1.     These explanatory notes relate to the Electoral Administration Act which received Royal Assent on 11 July 2006. They have been prepared by the Department for Constitutional Affairs in order to assist the reader in understanding the Act. They do not form part of the Act and have not been endorsed by Parliament.

2.     The notes need to be read in conjunction with the Act. They are not, and are not meant to be, a comprehensive description of the Act. So where a section or part of a section does not seem to require any explanation or comment, none is given.

BACKGROUND

3.     The Electoral Administration Act, incorporates proposals affecting the administration and regulation of elections in the United Kingdom (UK).

4.     The Electoral Administration Act will introduce new measures working towards three key objectives:

  • access to voting for all (everyone able to vote);

  • highest possible turnout (everyone wants to vote); and

  • lowest possible fraud (no one abuses the vote).

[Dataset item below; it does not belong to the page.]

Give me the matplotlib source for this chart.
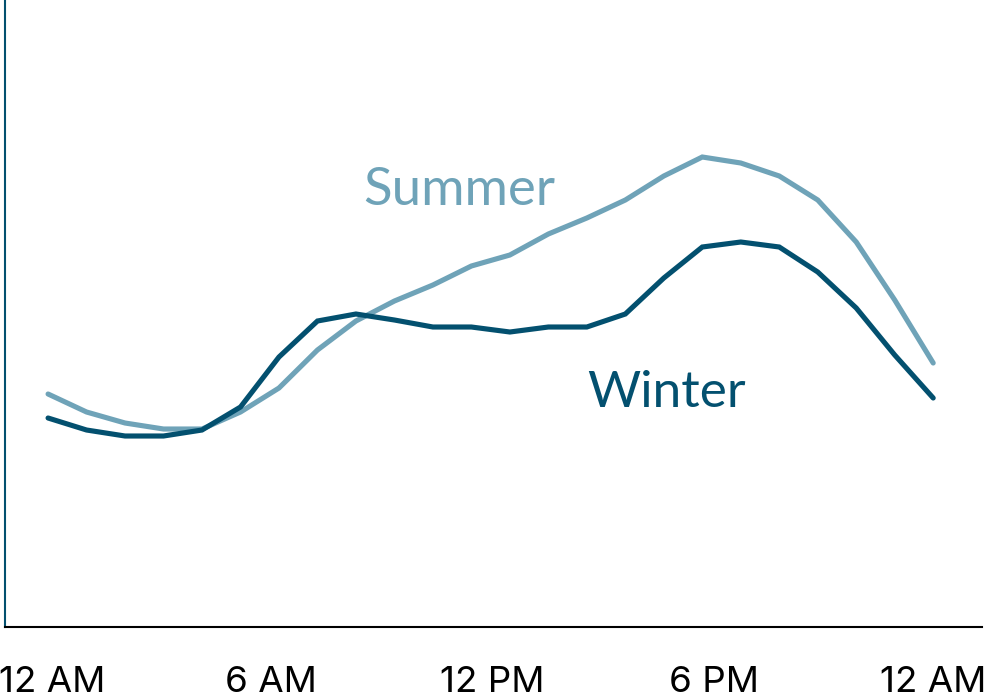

5.     Many of the proposals in the Act have emerged from a series of detailed studies and consultations carried out by the independent Electoral Commission from 2002/3. Following extensive consultation with the electoral community after the 2001 General Election, the Electoral Commission produced several reports recommending changes to the current administration of elections, culminating in two main reports, Voting for change (June 2003) and Delivering democracy? The future of postal voting (December 2004). The recommendations in these reports are aimed at improving the integrity, security and convenience for the electorate at UK elections.

6.     The Government's responses to the reports Voting for change and Delivering democracy? The future of postal voting were published and announced as command papers in December 2004.

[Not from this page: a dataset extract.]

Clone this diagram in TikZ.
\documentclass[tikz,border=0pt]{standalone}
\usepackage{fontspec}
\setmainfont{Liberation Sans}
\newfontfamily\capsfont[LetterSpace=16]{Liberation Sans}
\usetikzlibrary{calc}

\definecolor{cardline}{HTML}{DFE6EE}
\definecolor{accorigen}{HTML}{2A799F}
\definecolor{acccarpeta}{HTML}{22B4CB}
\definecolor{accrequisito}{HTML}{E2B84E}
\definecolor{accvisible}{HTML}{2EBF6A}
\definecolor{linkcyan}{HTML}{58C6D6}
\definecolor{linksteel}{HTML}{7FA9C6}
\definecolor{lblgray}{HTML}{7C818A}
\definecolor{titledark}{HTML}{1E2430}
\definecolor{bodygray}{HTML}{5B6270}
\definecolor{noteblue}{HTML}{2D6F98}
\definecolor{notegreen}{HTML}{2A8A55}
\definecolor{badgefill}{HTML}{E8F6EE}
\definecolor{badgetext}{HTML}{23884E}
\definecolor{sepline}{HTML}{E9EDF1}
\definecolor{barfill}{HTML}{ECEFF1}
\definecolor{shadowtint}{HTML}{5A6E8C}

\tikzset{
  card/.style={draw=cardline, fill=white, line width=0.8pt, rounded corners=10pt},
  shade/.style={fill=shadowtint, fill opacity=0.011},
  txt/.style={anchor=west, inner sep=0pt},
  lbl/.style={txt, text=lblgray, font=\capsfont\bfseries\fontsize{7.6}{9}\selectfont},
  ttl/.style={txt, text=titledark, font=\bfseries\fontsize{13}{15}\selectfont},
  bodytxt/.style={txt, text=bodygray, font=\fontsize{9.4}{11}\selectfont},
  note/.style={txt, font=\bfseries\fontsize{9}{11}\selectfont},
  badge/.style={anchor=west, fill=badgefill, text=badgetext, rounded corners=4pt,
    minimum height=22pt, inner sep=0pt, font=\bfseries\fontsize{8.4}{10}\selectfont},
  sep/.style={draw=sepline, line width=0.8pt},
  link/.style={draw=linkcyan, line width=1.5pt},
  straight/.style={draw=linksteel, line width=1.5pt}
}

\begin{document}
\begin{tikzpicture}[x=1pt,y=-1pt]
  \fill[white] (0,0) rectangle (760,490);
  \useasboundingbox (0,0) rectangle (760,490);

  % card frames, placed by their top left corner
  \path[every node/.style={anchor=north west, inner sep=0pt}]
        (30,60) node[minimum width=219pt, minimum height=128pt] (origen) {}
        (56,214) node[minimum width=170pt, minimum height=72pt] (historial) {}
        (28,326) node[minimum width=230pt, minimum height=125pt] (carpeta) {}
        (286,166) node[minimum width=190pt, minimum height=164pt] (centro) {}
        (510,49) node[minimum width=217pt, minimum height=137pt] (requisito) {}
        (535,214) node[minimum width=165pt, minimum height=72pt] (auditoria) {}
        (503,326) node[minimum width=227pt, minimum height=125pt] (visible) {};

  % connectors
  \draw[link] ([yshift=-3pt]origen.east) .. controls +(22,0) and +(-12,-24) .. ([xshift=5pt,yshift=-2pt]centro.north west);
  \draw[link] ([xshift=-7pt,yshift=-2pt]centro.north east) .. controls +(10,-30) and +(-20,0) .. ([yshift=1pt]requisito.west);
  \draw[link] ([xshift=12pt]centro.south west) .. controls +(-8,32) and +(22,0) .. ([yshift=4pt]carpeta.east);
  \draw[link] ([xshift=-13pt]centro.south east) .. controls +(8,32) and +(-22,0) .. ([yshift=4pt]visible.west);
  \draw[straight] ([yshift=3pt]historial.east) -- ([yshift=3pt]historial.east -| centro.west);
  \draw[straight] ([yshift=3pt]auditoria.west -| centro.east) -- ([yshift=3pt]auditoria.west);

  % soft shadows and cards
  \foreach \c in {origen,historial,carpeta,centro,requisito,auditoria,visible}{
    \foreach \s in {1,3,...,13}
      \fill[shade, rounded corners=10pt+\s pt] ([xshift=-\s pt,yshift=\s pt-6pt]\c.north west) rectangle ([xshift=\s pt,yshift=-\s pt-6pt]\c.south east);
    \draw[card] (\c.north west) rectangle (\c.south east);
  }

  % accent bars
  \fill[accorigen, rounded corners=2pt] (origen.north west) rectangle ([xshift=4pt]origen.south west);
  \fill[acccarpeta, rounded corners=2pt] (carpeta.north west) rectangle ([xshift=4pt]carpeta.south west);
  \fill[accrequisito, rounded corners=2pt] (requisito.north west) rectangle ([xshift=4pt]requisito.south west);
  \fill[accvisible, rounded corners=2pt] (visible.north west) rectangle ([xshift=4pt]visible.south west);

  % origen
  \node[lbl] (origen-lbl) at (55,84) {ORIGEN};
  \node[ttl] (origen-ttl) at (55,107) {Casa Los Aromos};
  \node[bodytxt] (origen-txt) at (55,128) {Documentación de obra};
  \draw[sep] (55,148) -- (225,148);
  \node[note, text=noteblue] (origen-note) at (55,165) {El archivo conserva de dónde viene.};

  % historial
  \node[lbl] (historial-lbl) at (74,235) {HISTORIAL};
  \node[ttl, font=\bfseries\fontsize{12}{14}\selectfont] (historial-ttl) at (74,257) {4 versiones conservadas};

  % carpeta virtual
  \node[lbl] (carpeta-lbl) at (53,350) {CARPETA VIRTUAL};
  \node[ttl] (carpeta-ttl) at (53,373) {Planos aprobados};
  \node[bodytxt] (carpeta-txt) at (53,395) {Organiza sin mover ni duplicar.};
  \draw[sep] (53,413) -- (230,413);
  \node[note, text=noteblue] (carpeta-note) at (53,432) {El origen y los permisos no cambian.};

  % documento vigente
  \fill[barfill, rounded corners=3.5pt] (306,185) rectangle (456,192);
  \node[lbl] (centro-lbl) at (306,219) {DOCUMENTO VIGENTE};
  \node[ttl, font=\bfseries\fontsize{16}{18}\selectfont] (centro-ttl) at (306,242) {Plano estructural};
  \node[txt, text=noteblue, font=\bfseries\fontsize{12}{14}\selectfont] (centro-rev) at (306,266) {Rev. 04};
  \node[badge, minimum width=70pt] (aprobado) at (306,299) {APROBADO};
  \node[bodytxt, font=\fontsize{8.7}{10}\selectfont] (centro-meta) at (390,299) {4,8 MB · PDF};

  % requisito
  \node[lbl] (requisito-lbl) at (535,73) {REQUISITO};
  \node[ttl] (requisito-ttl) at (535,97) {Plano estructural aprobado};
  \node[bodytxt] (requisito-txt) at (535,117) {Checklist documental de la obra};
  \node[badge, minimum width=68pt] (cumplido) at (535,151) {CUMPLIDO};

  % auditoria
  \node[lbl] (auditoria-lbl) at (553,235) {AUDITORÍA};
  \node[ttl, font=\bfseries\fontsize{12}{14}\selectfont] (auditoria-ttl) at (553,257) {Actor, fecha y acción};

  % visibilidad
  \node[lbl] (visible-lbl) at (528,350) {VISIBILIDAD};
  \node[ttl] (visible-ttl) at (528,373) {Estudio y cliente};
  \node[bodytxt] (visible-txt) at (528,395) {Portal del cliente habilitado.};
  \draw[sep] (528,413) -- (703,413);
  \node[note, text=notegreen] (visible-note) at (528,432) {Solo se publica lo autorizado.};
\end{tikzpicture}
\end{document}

7.     Following the Birmingham elections court case (2005) and allegations of fraud at the May 2005 General Election, none of which have resulted to date in prosecution, the Government undertook policy discussions with its stakeholders on a range of proposals aimed at safeguarding the integrity of the electoral system.

8.     A Government policy discussion paper was published between May 23 - June 10, and over 160 responses were received on the proposals, by the deadline. Discussion meetings were also held with the Association of Electoral Administrators, other returning officers and administrators, suppliers of electoral services and the political parties. On the basis of these comments and responses received during the discussions, the Government recommended a package of additional proposals, primarily focussing on security, to be included in the Act. These also took into account the recommendations of the Electoral Commission's Securing the vote report, published in May 2005.

9.     The Government's response to Securing the vote was published at the time of the introduction of the Bill for this Act in October 2005.

10.     The Act is also part of a wider Government programme of modernising the electoral system, to make it more convenient and accessible, and to pave the way for secure multi-channel voting options. This is necessary for achievement of the Government's target of an "e-enabled general election sometime after 2006".

OTHER RELEVANT LEGISLATION

11.     The Act primarily makes amendments to:

  • the Representation of the People Act 1983 (1983 c.2) (called "the 1983 Act" in the Act and throughout these Notes);

  • the parliamentary elections rules contained in Schedule 1 to the 1983 Act.

  • the Political Parties, Elections and Referendums Act 2000 (c.41) (called "the 2000 Act" in the Act and throughout these Notes); and

  • the Representation of the People Act 2000, Schedule 4, which governs postal and proxy voting in Great Britain.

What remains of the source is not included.